Robert Francis et al., Appellees, v. the Chamber of Commerce of the United States, Appellant, 481 F.2d 192 (4th Cir. 1973)Annotate this Case
Jeffrey S. Goldman, Chicago, Ill. (Milton A. Smith, Gen. Counsel, O. F. Wenzler, Labor Relations Counsel, Chamber of Commerce of the United States of America, Washington, D. C., Gerard C. Smetana, Lawrence M. Cohen, Lederer, Fox & Grove, Chicago, Ill., William A. Grimes, Ober, Grimes & Shriver, Baltimore, Md., Alan Raywid and Cole, Zylstra & Raywid, Washington, D. C., on brief), for appellant.
C. Christopher Brown, Baltimore, Md., for appellees.
Before HAYNSWORTH, Chief Judge, and RUSSELL and WIDENER, Circuit Judges.
WIDENER, Circuit Judge:
The United States Chamber of Commerce appeals to this court after being denied leave to permissively intervene in litigation before a three-judge district court in Francis v. Davidson, 340 F. Supp. 351 (D. Md. 1972), summarily affirmed without opinion, 409 U.S. 904, 93 S. Ct. 223, 34 L. Ed. 2d 168 (1972). The Chamber argues that it should have been allowed to intervene as of right under F.R.C.P. 24(a), or, alternatively, that the district court abused its discretion in denying it permissive intervention under F.R.C.P. 24(b). We find no merit in the contentions set forth by the Chamber and dismiss the appeal.

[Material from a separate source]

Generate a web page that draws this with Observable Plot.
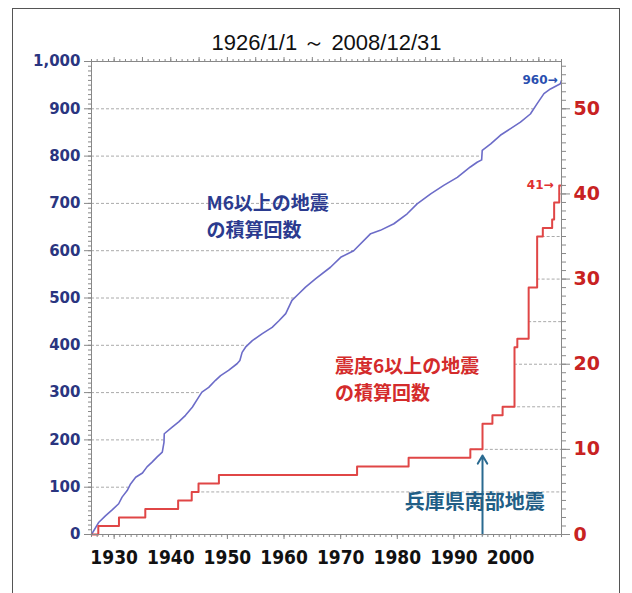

The original action was brought by the plaintiffs against state officials to have the state officials enjoined from enforcing a state regulation that prevented plaintiffs from receiving AFDC-E benefits.1 They alleged that the Maryland procedure violated an HEW regulation, 45 CFR Sec. 233.100(a), and that it denied them equal protection under the Fourteenth Amendment. The district court rejected the equal protection argument. 340 F. Supp. 351, 363-364. The court held, however, that the Maryland procedure did violate the HEW regulations and, therefore, plaintiffs were entitled to AFDC-E benefits. 340 F. Supp. 351, 364-371.

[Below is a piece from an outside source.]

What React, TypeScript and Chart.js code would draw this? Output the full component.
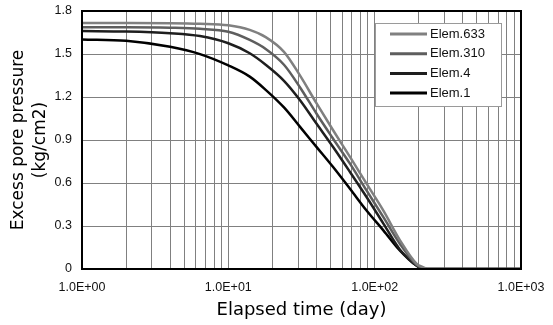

The Chamber sought to participate in the above litigation as an intervenor or, alternatively, as amicus curiae. The Chamber sought to advance the argument that the Maryland procedure was valid because, by reason of the Supremacy Clause of the Constitution and the national labor policy, a state was obligated to deny AFDC-E benefits to strikers in order not to violate an employer's right to bargain collectively, free from state interference. The district court allowed the Chamber to file an amicus brief and to take part in oral argument, but it denied the Chamber's petition for permissive intervention under F.R.C.P. 24(b).2
We are of opinion that this court has jurisdiction to hear this appeal. 28 U.S.C. § 1253 allows a direct appeal to the United States Supreme Court only in cases where a properly convened three-judge district court has either granted or denied an injunction. Since the instant appeal is from a denial of a petition for intervention and not from the denial of an injunction, we believe this is the proper forum in which to contest the decision. See Mr. Justice Douglas' dissent in Oregon State Elks Ass'n. v. Falkenstein, 409 U.S. 1032, 93 S. Ct. 530, 34 L. Ed. 2d 484 (1972); Cf. Mitchell v. Donovan, 398 U.S. 427, 90 S. Ct. 1763, 26 L. Ed. 2d 378 (1970).

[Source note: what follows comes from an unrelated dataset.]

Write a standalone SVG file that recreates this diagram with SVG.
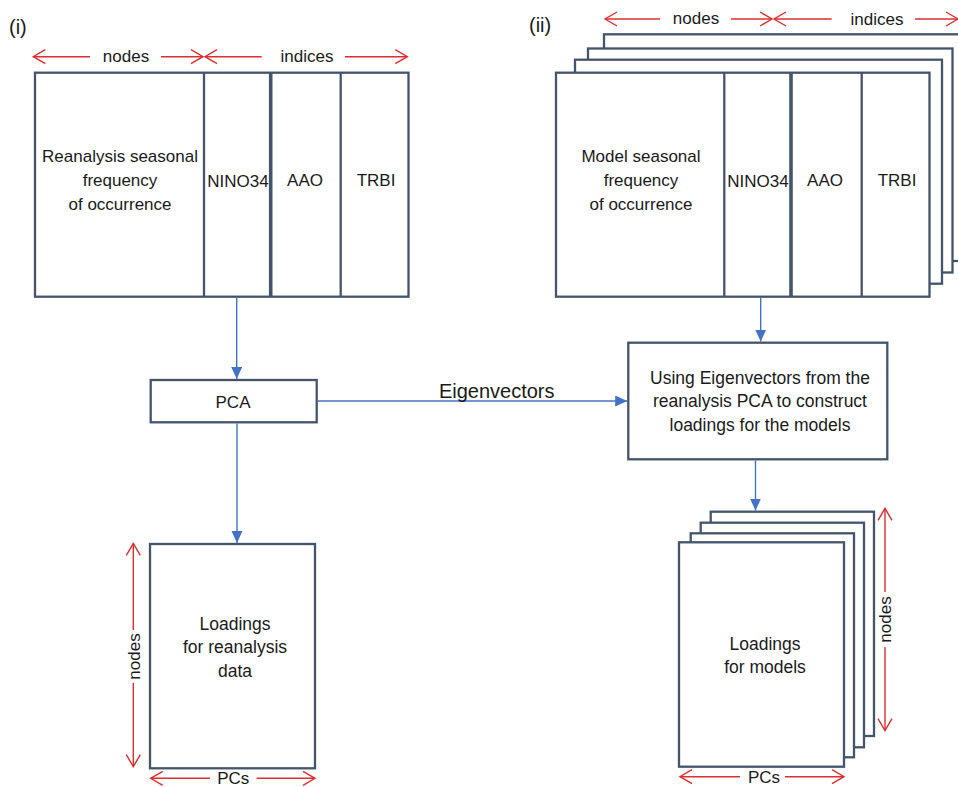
<svg xmlns="http://www.w3.org/2000/svg" width="958" height="787" viewBox="0 0 958 787">
  <style>
    .box { fill: #ffffff; stroke: #44546a; stroke-width: 2.3; }
    .div { stroke: #44546a; stroke-width: 2.3; fill: none; }
    .t { font-family: "Liberation Sans", Arial, sans-serif; font-size: 17px; fill: #1a1a1a; text-anchor: middle; }
    .lbl { font-family: "Liberation Sans", Arial, sans-serif; font-size: 20px; fill: #1a1a1a; }
    .dim { stroke: #dc2f2f; stroke-width: 1.4; fill: none; marker-end: url(#chev); }
    .link { stroke: #4472c4; stroke-width: 1.4; fill: none; marker-end: url(#tri); }
  </style>
  <defs>
    <marker id="chev" markerUnits="userSpaceOnUse" markerWidth="14" markerHeight="16" refX="12" refY="7" orient="auto" overflow="visible">
      <path d="M0,0 L12,7 L0,14" fill="none" stroke="#dc2f2f" stroke-width="1.4"/>
    </marker>
    <marker id="tri" markerUnits="userSpaceOnUse" markerWidth="13" markerHeight="12" refX="12" refY="5.5" orient="auto">
      <path d="M0,0 L12,5.5 L0,11 z" fill="#4472c4"/>
    </marker>
  </defs>

  <!-- panel labels -->
  <text class="lbl" x="9" y="34">(i)</text>
  <text class="lbl" x="529" y="32">(ii)</text>

  <!-- (i) reanalysis input table -->
  <g id="reanalysis-table">
    <rect class="box" x="35" y="72.7" width="373.5" height="224"/>
    <line class="div" x1="204" y1="72.7" x2="204" y2="296.7"/>
    <line class="div" x1="270.7" y1="72.7" x2="270.7" y2="296.7" style="stroke-width:3.6"/>
    <line class="div" x1="340.7" y1="72.7" x2="340.7" y2="296.7"/>
    <text class="t" x="120" y="162">Reanalysis seasonal</text>
    <text class="t" x="120" y="186">frequency</text>
    <text class="t" x="120" y="210">of occurrence</text>
    <text class="t" x="238" y="187">NINO34</text>
    <text class="t" x="305" y="186">AAO</text>
    <text class="t" x="376" y="186">TRBI</text>
  </g>

  <!-- (ii) stacked model input tables -->
  <g id="model-tables">
    <rect class="box" x="604" y="34.3" width="370" height="226.7"/>
    <rect class="box" x="588" y="48.5" width="364.5" height="224"/>
    <rect class="box" x="575" y="59.7" width="367" height="224"/>
    <rect class="box" x="556" y="72.7" width="373.5" height="224"/>
    <line class="div" x1="724.3" y1="72.7" x2="724.3" y2="296.7"/>
    <line class="div" x1="791" y1="72.7" x2="791" y2="296.7" style="stroke-width:3.6"/>
    <line class="div" x1="861.7" y1="72.7" x2="861.7" y2="296.7"/>
    <text class="t" x="641" y="162">Model seasonal</text>
    <text class="t" x="641" y="186">frequency</text>
    <text class="t" x="641" y="210">of occurrence</text>
    <text class="t" x="758" y="187">NINO34</text>
    <text class="t" x="825" y="186">AAO</text>
    <text class="t" x="897" y="186">TRBI</text>
  </g>

  <g id="pca">
    <rect class="box" x="150.7" y="380" width="166" height="42.3"/>
    <text class="t" x="233" y="408">PCA</text>
  </g>

  <g id="construct-loadings">
    <rect class="box" x="628.3" y="342.7" width="259" height="116.6"/>
    <text class="t" x="760" y="383.5" style="font-size:17.5px">Using Eigenvectors from the</text>
    <text class="t" x="760" y="407" style="font-size:17.5px">reanalysis PCA to construct</text>
    <text class="t" x="760" y="430.5" style="font-size:17.5px">loadings for the models</text>
  </g>

  <g id="reanalysis-loadings">
    <rect class="box" x="150" y="544" width="165" height="224.3"/>
    <text class="t" x="235" y="629.5" style="font-size:17.5px">Loadings</text>
    <text class="t" x="235" y="653" style="font-size:17.5px">for reanalysis</text>
    <text class="t" x="235" y="676.5" style="font-size:17.5px">data</text>
  </g>

  <g id="model-loadings">
    <rect class="box" x="710.7" y="511.7" width="163.3" height="224.3"/>
    <rect class="box" x="700.7" y="522.7" width="163.3" height="224.6"/>
    <rect class="box" x="690.7" y="533.3" width="163.3" height="224"/>
    <rect class="box" x="679" y="542.3" width="165" height="224.4"/>
    <text class="t" x="765" y="649.5" style="font-size:17.5px">Loadings</text>
    <text class="t" x="765" y="673" style="font-size:17.5px">for models</text>
  </g>

  <!-- dimension arrows -->
  <g id="dimensions">
    <line class="dim" x1="90" y1="56.7" x2="33.3" y2="56.7"/>
    <line class="dim" x1="161" y1="56.7" x2="203" y2="56.7"/>
    <text class="t" x="126" y="61.5">nodes</text>
    <line class="dim" x1="261.7" y1="56.7" x2="205" y2="56.7"/>
    <line class="dim" x1="345" y1="56.7" x2="407.3" y2="56.7"/>
    <text class="t" x="307" y="62">indices</text>

    <line class="dim" x1="660" y1="19" x2="605" y2="19"/>
    <line class="dim" x1="731" y1="19" x2="772" y2="19"/>
    <text class="t" x="696" y="24">nodes</text>
    <line class="dim" x1="831.7" y1="19" x2="774" y2="19"/>
    <line class="dim" x1="915" y1="19" x2="958" y2="19"/>
    <text class="t" x="877" y="24.5">indices</text>

    <line class="dim" x1="133.3" y1="630" x2="133.3" y2="543.3"/>
    <line class="dim" x1="133.3" y1="683" x2="133.3" y2="766.7"/>
    <text class="t" transform="translate(139.5,656.5) rotate(-90)" x="0" y="0">nodes</text>

    <line class="dim" x1="885" y1="592" x2="885" y2="508.3"/>
    <line class="dim" x1="885" y1="647" x2="885" y2="730.7"/>
    <text class="t" transform="translate(891,619.5) rotate(-90)" x="0" y="0">nodes</text>

    <line class="dim" x1="210" y1="778.3" x2="150.7" y2="778.3"/>
    <line class="dim" x1="256.7" y1="778.3" x2="315" y2="778.3"/>
    <text class="t" x="233.3" y="783.5">PCs</text>

    <line class="dim" x1="740" y1="776.7" x2="680" y2="776.7"/>
    <line class="dim" x1="785" y1="776.7" x2="844" y2="776.7"/>
    <text class="t" x="764" y="782.5">PCs</text>
  </g>

  <!-- flow connectors -->
  <g id="connectors">
    <line class="link" x1="236.7" y1="297.8" x2="236.7" y2="379"/>
    <line class="link" x1="237" y1="423.4" x2="237" y2="543"/>
    <line class="link" x1="317.8" y1="401" x2="627.2" y2="401"/>
    <line class="link" x1="760.7" y1="297.8" x2="760.7" y2="341.6"/>
    <line class="link" x1="755.5" y1="460.4" x2="755.5" y2="510.6"/>
    <text class="lbl" x="496.7" y="398" text-anchor="middle">Eigenvectors</text>
  </g>
</svg>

The Chamber's first contention is that the district court should have allowed it to intervene as a matter of right under F.R.C.P. 24(a).3 However, it did not petition for leave to intervene under Rule 24(a) and never brought this matter to the attention of the district court. Under these circumstances, it may not now assert this contention for the first time in this court. McGowan v. Gillenwater, 429 F.2d 586 (4th Cir. 1970). Therefore, we reject this contention.
The Chamber's next argument is that since it met all the requirements of Rule 24(a), it was an abuse of discretion by the district court not to allow it to permissively intervene under Rule 24(b).4 We believe this position to be without merit.
While we acknowledge the rule that a denial of permissive intervention may be reversed only for an abuse of discretion by the district court,5 we do not believe such abuse existed in this case. Assuming, without deciding, that the Chamber established independent jurisdictional grounds to support its defense6 and alleged a sufficient interest7 in the transaction which was the subject of the litigation in the district court, we do not believe that it is so situated that the disposition of the matter will, as a practical matter, impair or impede its ability to protect its interest.8
The Chamber admits that if the decision of the district court is sustained, it will not be precluded from later pressing its interests in another suit. It contends that even though it is not bound by the decision it will be disadvantaged in any further suit which it might bring because the district court's ruling would influence the court in which the new suit would be brought. The Chamber also says that a new action will be difficult to initiate because the mootness doctrine enunciated by the Third Circuit in Super Tire Engineering Co. v. McCorkle, 469 F.2d 911 (3rd Cir. 1972), would require an in-progress strike of sufficient duration to permit the completion of a trial and an appeal.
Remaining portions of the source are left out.